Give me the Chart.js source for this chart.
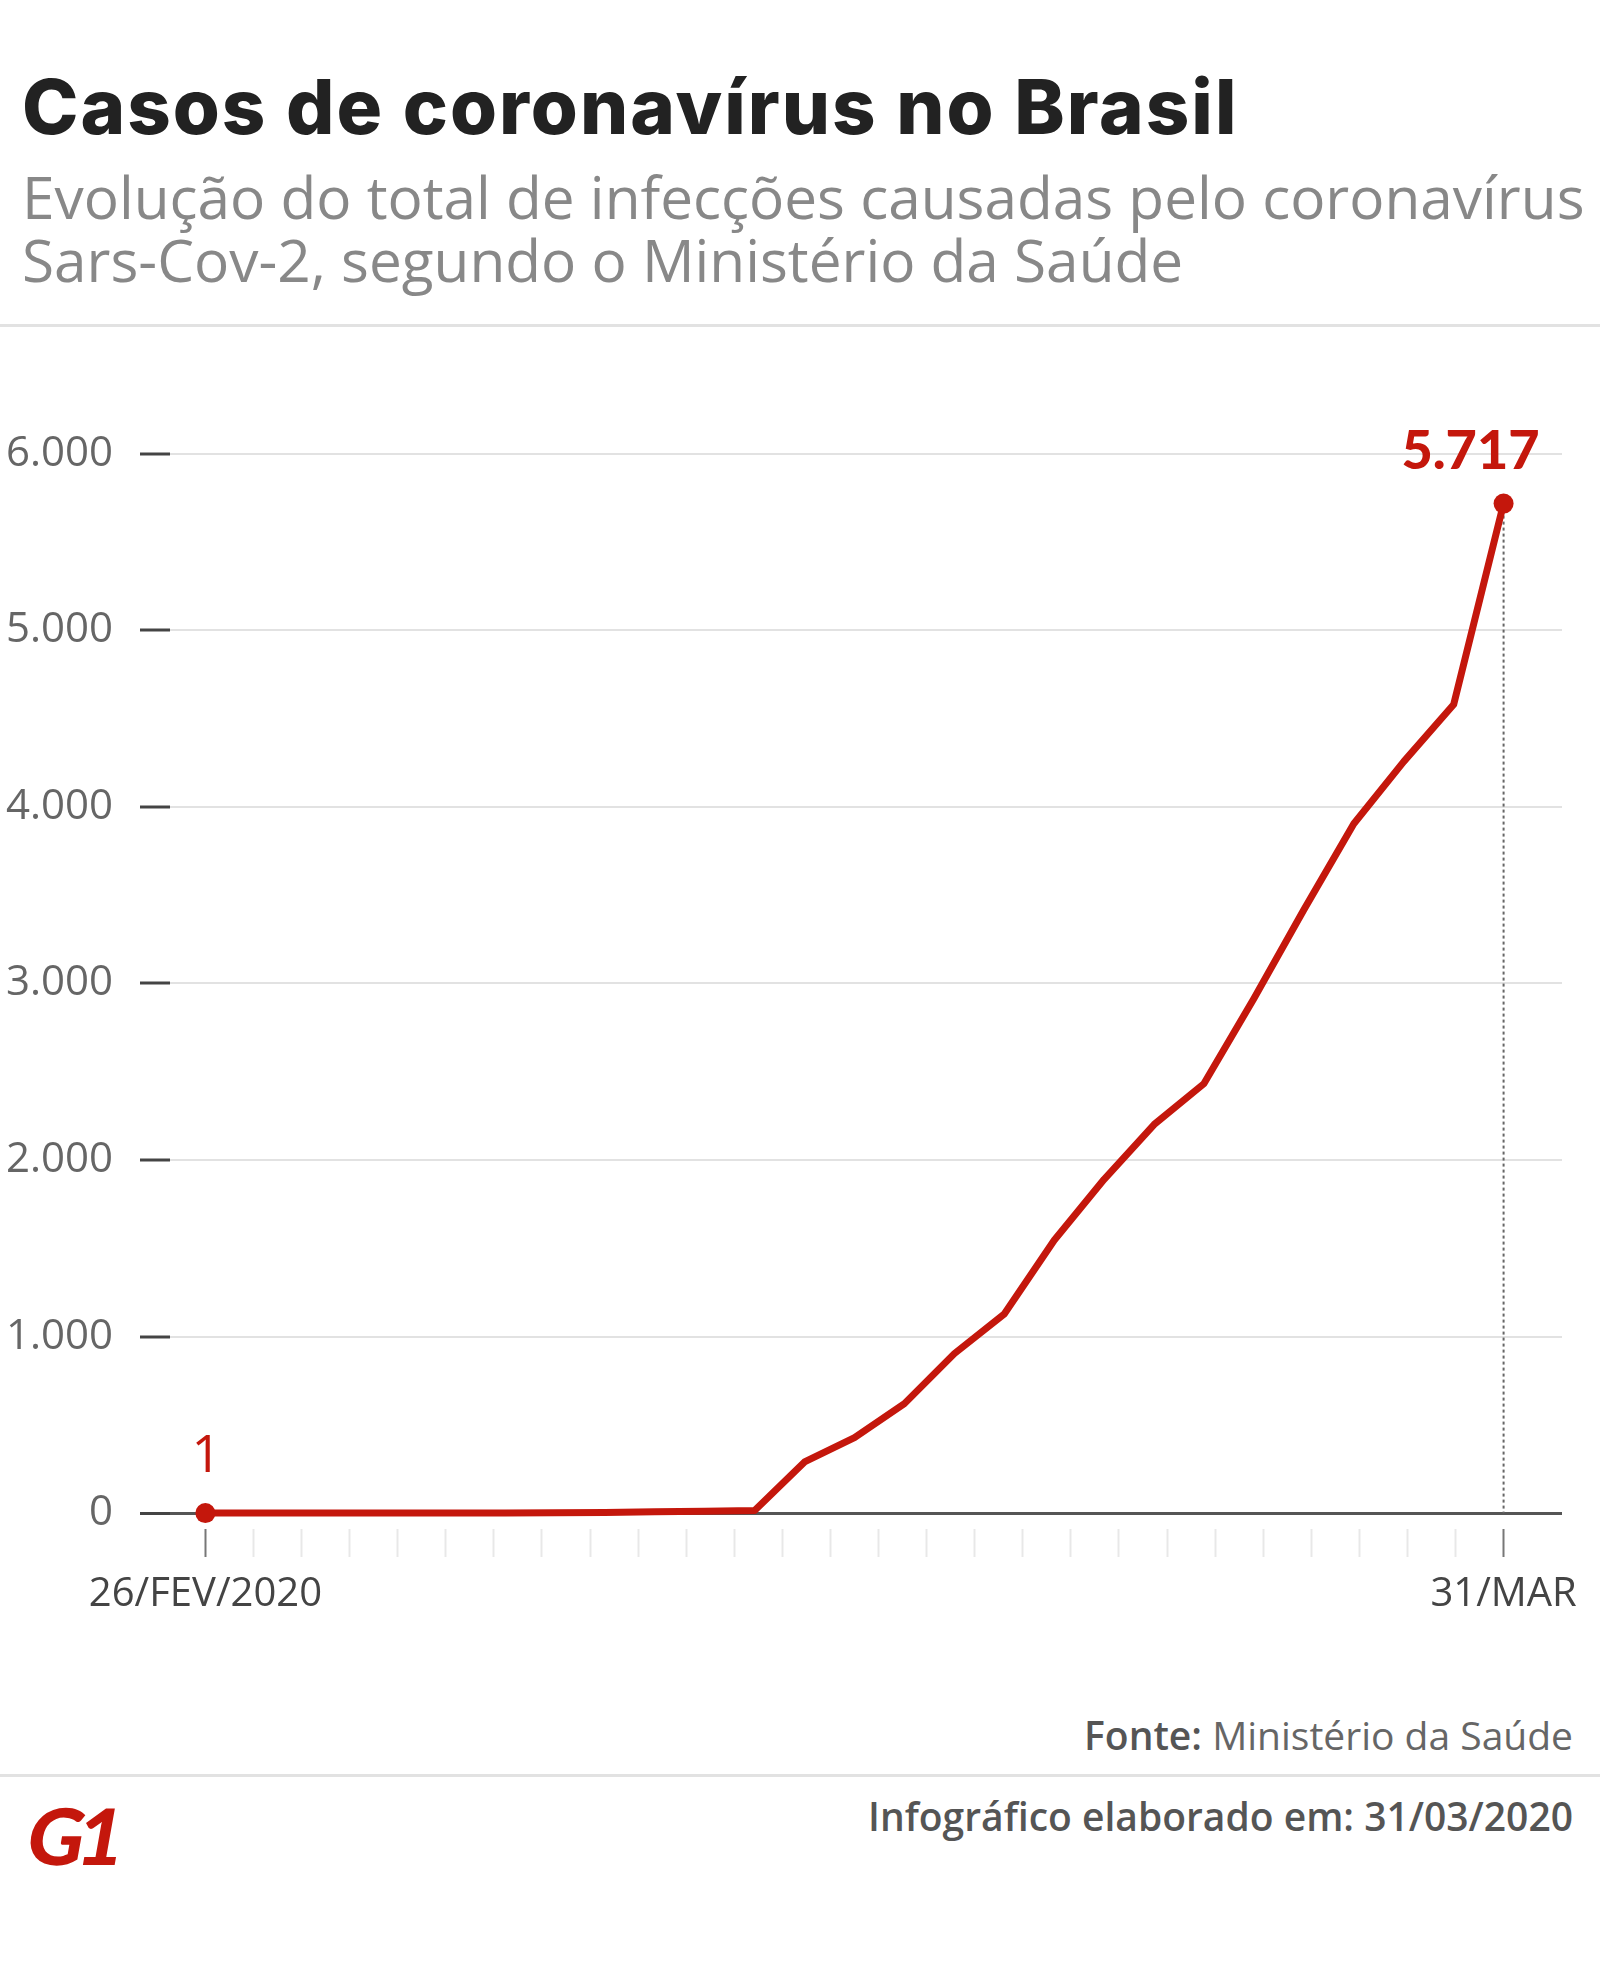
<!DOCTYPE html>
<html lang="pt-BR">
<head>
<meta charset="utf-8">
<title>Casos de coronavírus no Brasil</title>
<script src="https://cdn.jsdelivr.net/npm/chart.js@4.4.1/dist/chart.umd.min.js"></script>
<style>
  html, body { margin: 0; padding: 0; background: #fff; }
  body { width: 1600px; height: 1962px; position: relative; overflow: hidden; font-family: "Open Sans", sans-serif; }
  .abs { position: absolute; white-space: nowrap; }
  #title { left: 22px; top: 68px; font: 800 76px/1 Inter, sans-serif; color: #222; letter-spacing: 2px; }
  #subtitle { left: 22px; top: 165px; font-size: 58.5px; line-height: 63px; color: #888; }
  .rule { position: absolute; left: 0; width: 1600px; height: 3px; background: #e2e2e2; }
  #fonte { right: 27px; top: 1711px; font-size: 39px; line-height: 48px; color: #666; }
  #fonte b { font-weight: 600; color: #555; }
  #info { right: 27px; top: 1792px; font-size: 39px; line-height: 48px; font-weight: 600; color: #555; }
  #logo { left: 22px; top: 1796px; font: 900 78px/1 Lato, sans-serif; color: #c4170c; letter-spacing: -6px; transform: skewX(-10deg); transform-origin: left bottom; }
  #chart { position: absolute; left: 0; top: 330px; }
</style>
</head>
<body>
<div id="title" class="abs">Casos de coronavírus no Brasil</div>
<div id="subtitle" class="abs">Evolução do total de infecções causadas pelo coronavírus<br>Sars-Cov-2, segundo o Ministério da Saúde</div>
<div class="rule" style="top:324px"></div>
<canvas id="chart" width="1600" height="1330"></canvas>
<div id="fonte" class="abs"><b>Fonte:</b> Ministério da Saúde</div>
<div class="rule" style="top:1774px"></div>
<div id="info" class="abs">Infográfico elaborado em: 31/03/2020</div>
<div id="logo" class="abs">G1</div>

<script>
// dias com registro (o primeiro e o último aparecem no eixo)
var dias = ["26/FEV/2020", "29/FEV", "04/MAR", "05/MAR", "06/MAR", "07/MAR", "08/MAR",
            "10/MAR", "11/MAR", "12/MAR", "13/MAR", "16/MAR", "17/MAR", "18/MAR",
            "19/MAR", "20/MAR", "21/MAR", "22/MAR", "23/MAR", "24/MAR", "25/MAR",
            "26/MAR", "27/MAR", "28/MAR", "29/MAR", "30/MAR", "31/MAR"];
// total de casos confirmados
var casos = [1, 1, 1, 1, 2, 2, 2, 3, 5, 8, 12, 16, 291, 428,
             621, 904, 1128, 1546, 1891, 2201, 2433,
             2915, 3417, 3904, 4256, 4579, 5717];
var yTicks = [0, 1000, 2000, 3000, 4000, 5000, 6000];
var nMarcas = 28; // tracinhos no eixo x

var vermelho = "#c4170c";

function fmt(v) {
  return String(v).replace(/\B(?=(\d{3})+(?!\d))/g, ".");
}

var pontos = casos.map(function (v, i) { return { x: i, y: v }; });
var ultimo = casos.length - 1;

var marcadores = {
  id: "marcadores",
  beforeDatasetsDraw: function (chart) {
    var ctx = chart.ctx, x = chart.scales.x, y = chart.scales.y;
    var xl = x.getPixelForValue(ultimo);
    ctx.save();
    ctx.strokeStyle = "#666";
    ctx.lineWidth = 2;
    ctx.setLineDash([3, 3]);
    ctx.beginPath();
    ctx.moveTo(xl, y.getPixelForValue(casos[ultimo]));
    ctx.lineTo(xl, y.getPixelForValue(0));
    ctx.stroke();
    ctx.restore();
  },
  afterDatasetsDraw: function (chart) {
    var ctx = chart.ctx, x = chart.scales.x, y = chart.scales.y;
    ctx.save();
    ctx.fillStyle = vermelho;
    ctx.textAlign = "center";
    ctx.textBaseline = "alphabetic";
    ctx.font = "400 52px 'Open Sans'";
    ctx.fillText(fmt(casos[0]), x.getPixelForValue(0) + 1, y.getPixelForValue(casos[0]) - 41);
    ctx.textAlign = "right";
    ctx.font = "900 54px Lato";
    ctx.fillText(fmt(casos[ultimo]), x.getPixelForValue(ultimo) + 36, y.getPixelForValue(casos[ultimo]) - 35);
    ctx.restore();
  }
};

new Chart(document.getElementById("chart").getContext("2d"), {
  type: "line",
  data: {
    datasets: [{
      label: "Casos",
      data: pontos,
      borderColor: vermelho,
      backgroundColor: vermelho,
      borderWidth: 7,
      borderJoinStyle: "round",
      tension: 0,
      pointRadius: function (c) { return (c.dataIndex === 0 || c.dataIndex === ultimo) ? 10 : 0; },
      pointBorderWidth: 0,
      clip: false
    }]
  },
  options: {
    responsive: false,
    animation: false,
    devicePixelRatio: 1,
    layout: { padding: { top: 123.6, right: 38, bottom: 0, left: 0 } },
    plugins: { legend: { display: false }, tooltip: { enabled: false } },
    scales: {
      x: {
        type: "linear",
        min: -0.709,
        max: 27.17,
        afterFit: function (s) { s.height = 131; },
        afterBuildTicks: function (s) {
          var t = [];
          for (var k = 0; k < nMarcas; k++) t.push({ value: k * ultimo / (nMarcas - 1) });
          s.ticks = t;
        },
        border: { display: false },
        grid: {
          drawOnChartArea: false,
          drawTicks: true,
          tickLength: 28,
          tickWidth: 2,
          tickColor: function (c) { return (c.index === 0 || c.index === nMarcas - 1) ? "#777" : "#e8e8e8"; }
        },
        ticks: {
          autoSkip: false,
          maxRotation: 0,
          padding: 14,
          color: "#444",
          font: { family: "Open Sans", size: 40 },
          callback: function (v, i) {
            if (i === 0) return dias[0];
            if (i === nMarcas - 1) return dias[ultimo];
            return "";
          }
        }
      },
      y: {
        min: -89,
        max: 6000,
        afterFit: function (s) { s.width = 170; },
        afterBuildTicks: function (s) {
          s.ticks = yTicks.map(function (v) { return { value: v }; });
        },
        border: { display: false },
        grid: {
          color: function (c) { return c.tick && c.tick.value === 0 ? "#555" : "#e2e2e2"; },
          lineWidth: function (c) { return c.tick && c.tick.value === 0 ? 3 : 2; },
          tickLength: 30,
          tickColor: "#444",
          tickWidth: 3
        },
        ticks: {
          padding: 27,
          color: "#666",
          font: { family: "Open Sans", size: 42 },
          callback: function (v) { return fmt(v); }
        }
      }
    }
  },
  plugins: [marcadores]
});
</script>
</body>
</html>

--

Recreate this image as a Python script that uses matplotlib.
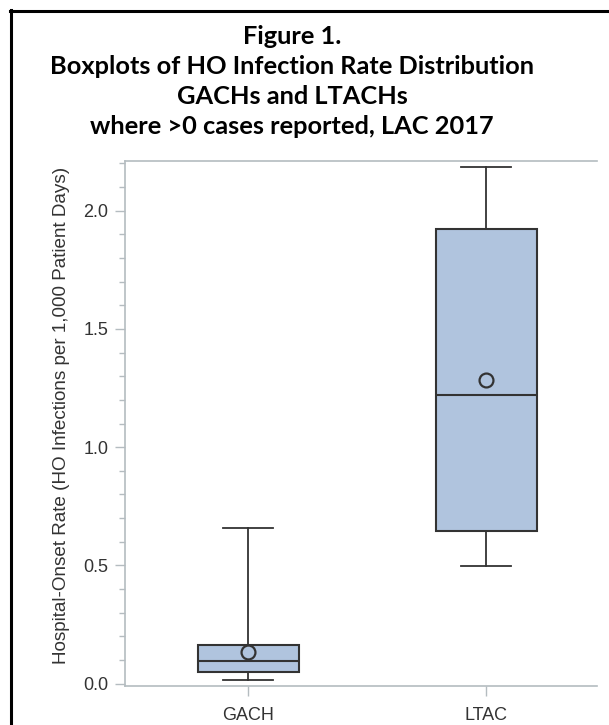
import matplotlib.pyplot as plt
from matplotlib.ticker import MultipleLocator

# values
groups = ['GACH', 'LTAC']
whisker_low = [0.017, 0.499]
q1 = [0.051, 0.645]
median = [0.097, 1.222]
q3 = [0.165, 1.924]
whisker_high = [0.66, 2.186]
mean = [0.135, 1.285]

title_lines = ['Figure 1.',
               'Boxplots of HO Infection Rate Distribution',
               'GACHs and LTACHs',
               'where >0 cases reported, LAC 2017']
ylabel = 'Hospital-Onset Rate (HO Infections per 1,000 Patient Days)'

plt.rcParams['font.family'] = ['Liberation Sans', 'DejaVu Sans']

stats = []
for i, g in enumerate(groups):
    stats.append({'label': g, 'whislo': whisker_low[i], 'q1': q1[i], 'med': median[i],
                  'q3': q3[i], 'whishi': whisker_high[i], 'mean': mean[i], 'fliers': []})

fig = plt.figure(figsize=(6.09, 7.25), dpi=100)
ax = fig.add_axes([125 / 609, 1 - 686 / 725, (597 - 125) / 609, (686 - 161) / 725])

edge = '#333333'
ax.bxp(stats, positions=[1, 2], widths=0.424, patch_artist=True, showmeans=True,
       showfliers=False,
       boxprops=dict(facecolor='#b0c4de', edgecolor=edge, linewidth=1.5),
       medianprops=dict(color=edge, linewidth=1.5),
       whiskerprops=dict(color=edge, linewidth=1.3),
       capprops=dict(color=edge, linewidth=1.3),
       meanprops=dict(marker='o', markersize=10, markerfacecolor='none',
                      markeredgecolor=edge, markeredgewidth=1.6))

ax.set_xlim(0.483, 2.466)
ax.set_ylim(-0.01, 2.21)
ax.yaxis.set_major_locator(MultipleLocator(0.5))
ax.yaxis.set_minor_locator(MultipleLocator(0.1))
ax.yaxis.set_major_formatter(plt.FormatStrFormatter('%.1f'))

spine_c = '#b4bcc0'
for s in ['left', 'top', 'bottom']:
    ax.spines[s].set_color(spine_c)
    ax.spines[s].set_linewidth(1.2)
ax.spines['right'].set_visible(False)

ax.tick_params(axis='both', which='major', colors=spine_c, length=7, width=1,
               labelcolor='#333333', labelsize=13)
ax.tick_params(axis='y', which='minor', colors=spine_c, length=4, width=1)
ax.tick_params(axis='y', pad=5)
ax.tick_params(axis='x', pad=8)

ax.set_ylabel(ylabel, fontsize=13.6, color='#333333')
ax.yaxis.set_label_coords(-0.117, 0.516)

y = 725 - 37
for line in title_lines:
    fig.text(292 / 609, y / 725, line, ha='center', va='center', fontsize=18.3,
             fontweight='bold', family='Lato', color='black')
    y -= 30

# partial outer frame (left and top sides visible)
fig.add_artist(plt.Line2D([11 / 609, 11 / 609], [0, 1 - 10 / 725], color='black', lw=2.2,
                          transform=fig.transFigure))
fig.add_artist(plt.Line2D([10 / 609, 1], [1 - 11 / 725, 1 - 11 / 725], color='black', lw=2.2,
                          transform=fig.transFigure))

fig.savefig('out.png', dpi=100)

---

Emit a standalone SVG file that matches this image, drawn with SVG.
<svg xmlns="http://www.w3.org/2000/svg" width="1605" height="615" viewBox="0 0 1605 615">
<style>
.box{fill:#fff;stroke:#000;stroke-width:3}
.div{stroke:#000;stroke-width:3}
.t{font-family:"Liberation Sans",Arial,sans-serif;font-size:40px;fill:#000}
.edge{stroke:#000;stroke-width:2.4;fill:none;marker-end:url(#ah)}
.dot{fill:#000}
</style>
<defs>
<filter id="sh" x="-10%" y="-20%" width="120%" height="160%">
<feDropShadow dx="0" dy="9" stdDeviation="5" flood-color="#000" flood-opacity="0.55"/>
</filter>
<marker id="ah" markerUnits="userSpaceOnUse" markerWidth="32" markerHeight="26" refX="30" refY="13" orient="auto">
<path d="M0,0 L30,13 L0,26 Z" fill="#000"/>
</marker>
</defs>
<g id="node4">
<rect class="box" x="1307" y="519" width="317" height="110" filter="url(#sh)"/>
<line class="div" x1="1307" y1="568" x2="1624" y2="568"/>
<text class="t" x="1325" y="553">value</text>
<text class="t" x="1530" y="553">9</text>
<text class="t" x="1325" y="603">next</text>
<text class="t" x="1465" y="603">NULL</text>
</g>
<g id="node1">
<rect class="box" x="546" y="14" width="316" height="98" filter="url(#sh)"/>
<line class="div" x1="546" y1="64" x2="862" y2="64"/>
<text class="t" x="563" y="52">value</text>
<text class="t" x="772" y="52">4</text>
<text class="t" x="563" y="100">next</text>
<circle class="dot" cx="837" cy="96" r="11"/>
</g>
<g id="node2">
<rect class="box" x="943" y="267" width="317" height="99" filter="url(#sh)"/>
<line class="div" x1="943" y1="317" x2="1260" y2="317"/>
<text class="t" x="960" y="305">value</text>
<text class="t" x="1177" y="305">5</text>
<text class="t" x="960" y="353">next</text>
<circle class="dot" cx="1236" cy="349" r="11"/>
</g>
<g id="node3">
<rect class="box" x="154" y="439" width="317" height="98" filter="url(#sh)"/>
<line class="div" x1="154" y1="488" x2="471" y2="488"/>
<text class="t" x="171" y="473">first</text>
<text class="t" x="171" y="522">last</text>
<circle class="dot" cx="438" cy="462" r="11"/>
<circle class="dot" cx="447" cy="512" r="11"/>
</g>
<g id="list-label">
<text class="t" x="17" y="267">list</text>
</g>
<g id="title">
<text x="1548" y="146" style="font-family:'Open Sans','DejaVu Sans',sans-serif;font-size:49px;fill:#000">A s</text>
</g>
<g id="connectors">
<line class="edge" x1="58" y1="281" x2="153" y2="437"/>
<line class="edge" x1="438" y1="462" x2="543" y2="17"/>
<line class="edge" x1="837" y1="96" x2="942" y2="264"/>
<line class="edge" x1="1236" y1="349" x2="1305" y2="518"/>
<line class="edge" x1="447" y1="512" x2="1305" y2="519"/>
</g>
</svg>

## Short task
Lines from the records above that hold "script" are the ones to list.

## Written answer
<script src="https://cdn.jsdelivr.net/npm/chart.js@4.4.1/dist/chart.umd.min.js"></script>
<script>
</script>
Recreate this image as a Python script that uses matplotlib.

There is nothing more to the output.